Armyne May Ware (1 May 1900 - 10 October 2000) was a painter and etcher based in the United Kingdom. Her work is included in the permanent collection of the Scottish National Gallery.

== Early life and family ==

Ware was born in Poole, England. She was the daughter of Mary Davidson (Kinnear) and Charles Davidson. Her mother was born on May 17, 1863, in Kent, England. Her father was born 20 February 1859, in Edinburgh, Scotland. They met in the mid-1880s and moved to India where Charles joined the Indian Army on 14 January 1888, and they had daughters, Margaret Jean (born 1891) and Mary Claire (born 1892). The family then moved to Poole, England, where Ware was born. Charles stayed in the Indian Army until his retirement in 1908, at which point he, Mary and their three daughters moved to Aboyne, Aberdeenshire. Mary Davidson died March 11, 1945, in Aboyne, Aberdeenshire at the age of 81 and Charles Davidson died 21 December 1956, at the age of 97.

== Work ==
Ware was an artist who mostly worked using paint and etching. She started her art career while living in Scotland at the age of 17. She received multiple Honourable Mentions for Art in The Gentlewomen newspaper between 1918 and 1920.
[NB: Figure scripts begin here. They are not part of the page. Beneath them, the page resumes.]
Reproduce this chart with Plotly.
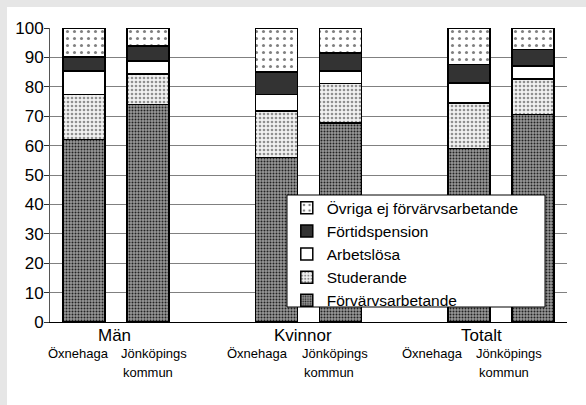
import plotly.graph_objects as go

# ---- data ----
groups = ["Män", "Kvinnor", "Totalt"]
areas = ["Öxnehaga", "Jönköpings kommun"]
series = ["Förvärvsarbetande", "Studerande", "Arbetslösa", "Förtidspension",
          "Övriga ej förvärvsarbetande"]
# order of bars: Män Öx, Män Jkp, Kvinnor Öx, Kvinnor Jkp, Totalt Öx, Totalt Jkp
forvarvsarbetande = [62.1, 74.0, 55.9, 67.7, 59.0, 70.6]
studerande        = [15.2, 10.3, 15.8, 13.4, 15.5, 12.0]
arbetslosa        = [8.1, 4.4, 5.6, 4.3, 6.8, 4.4]
fortidspension    = [4.7, 5.1, 7.7, 6.1, 6.3, 5.7]
ovriga            = [9.9, 6.2, 15.0, 8.5, 12.4, 7.3]
y_ticks = [0, 10, 20, 30, 40, 50, 60, 70, 80, 90, 100]

values = [forvarvsarbetande, studerande, arbetslosa, fortidspension, ovriga]

# bar positions: each group takes 3 slots (2 bars + gap)
xpos = [gi * 3 + ai for gi in range(len(groups)) for ai in range(len(areas))]

styles = [
    dict(color="#909090", pattern=dict(shape=".", size=3, solidity=0.35, fgcolor="#222222", bgcolor="#989898", fillmode="replace")),
    dict(color="#ffffff", pattern=dict(shape=".", size=4, solidity=0.35, fgcolor="#909090", bgcolor="#f2f2f2", fillmode="replace")),
    dict(color="#ffffff"),
    dict(color="#333333"),
    dict(color="#ffffff", pattern=dict(shape=".", size=7, solidity=0.15, fgcolor="#808080", bgcolor="#ffffff", fillmode="replace")),
]

fig = go.Figure()
for name, vals, st in zip(series, values, styles):
    marker = dict(color=st["color"], line=dict(color="#000000", width=1.5))
    if "pattern" in st:
        marker["pattern"] = st["pattern"]
    fig.add_trace(go.Bar(x=xpos, y=vals, name=name, width=0.655, marker=marker, hoverinfo="skip"))

FONT = "Liberation Sans, Arial, sans-serif"

PLOT_H = 294.0
PLOT_W = 517.0

annotations = []
group_label_x = [0.48, 3.42, 6.2]
for gx, g in zip(group_label_x, groups):
    annotations.append(dict(x=gx, y=-13.3 / PLOT_H, xref="x", yref="paper", text=g, showarrow=False,
                            yanchor="middle", font=dict(size=17, color="#000", family=FONT)))
sub_x = [-0.09, 1.09, 2.71, 3.91, 5.44, 6.63]
for i, sx in enumerate(sub_x):
    parts = areas[i % 2].split(" ")
    annotations.append(dict(x=sx, y=-31.3 / PLOT_H, xref="x", yref="paper", text=parts[0],
                            showarrow=False, yanchor="middle", font=dict(size=13, color="#000", family=FONT)))
    if len(parts) > 1:
        annotations.append(dict(x=sx - 0.09, y=-50.3 / PLOT_H, xref="x", yref="paper", text=parts[1],
                                showarrow=False, yanchor="middle", font=dict(size=13, color="#000", family=FONT)))

shapes = [
    # white panel over the light-gray page background
    dict(type="rect", xref="paper", yref="paper", x0=-43 / PLOT_W, x1=1.2,
         y0=-0.5, y1=1 + 21 / PLOT_H, fillcolor="#ffffff", line=dict(width=0), layer="below"),
    # legend box
    dict(type="rect", xref="paper", yref="paper", x0=237 / PLOT_W, x1=495 / PLOT_W,
         y0=15 / PLOT_H, y1=127 / PLOT_H, fillcolor="#ffffff",
         line=dict(color="#000000", width=1), layer="above"),
]

fig.update_layout(
    barmode="stack",
    width=586, height=405,
    margin=dict(l=50, r=19, t=28, b=83, autoexpand=False),
    paper_bgcolor="#e6e6e6",
    plot_bgcolor="#ffffff",
    hovermode=False,
    font=dict(family=FONT, color="#000"),
    showlegend=True,
    legend=dict(traceorder="reversed", x=0.458, y=0.445, xanchor="left", yanchor="top",
                bgcolor="rgba(0,0,0,0)", borderwidth=0,
                font=dict(size=15.5, family=FONT, color="#000")),
    xaxis=dict(range=[-0.53, 7.53], showticklabels=False, ticks="", showgrid=False,
               zeroline=False, showline=True, linecolor="#000", linewidth=1),
    yaxis=dict(range=[0, 100], tickvals=y_ticks, ticks="outside", ticklen=5, tickcolor="#333",
               ticklabelstandoff=-3,
               showgrid=True, gridcolor="#808080", gridwidth=1, zeroline=False,
               showline=True, linecolor="#555", linewidth=1,
               tickfont=dict(size=17, family=FONT, color="#000")),
    annotations=annotations,
    shapes=shapes,
)

fig.write_html(
    "out.html",
    config={"displayModeBar": False, "staticPlot": True},
    post_script=("document.body.style.margin='0';"
                 "document.body.style.overflow='hidden';"
                 "document.documentElement.style.overflow='hidden';"),
)
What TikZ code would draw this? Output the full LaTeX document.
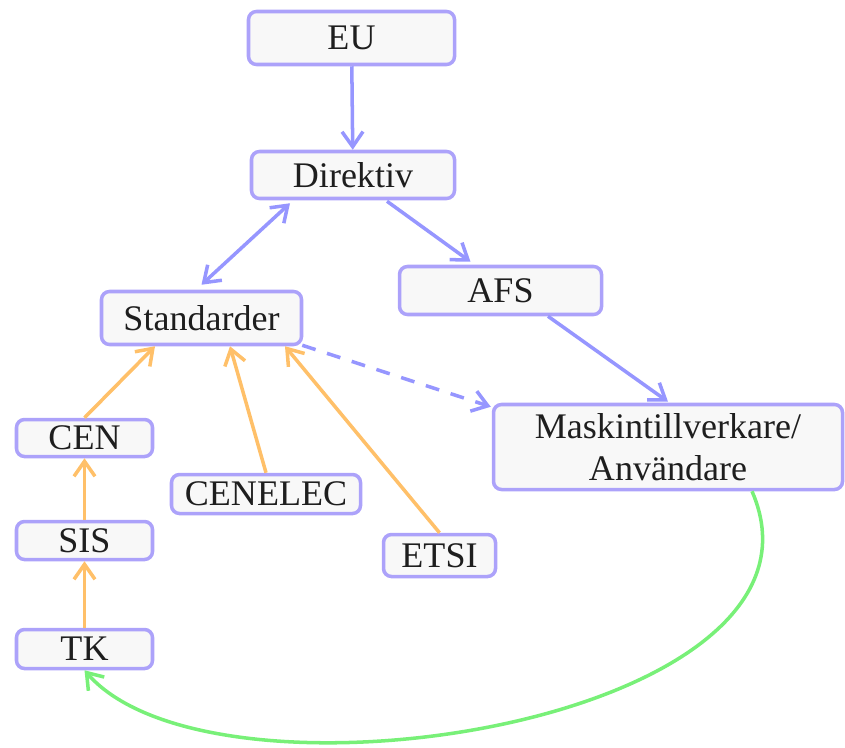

She submitted multiple artworks to The Royal Scottish Academy between 1931 and 1942, at which point, she moved to England. One of Ware's artworks, 'Canal' was exhibited in an R.S.A exhibition in May, 1934. A reviewer from The Scotsman wrote that the artwork was more developed than others and had effective composition.

Ware and her husband, Harry Fabian Ware were exhibited at the New Gallery, Edinburgh on 9 November 1935 alongside fellow artists, James Cowie, Anne Finlay, Josephine Haswell Miller and William Wilson.

Ware has two etchings in the Scottish National Gallery of Modern Art. They are etchings on paper (21.70 x 21.70 cm) created in 1934.

== Personal life and interests ==

Ware attended many charity balls in Aberdeenshire, often accompanied by her sister Claire. She attended the Aboyne Games Ball in September 1920 wearing a patterned brocade with pink and yellow flowers on it. She then attended the `Gordon Highlanders Club Ball in September 1921, the Country Ball in Aid of Sick Children's Hospital in September 1922, and the Aboyne Ball in September 1927.

== Later life ==

Ware married fellow artist, Harry Fabian Ware, son of Major-General Sir Fabian Arthur Goulstone Ware, on 1 August 1928 in the Parish Church, Aboyne, Aberdeenshire. Ware moved to Gloucester, England, in 1942. She died on 10 October 2000, in the Redbridge, London.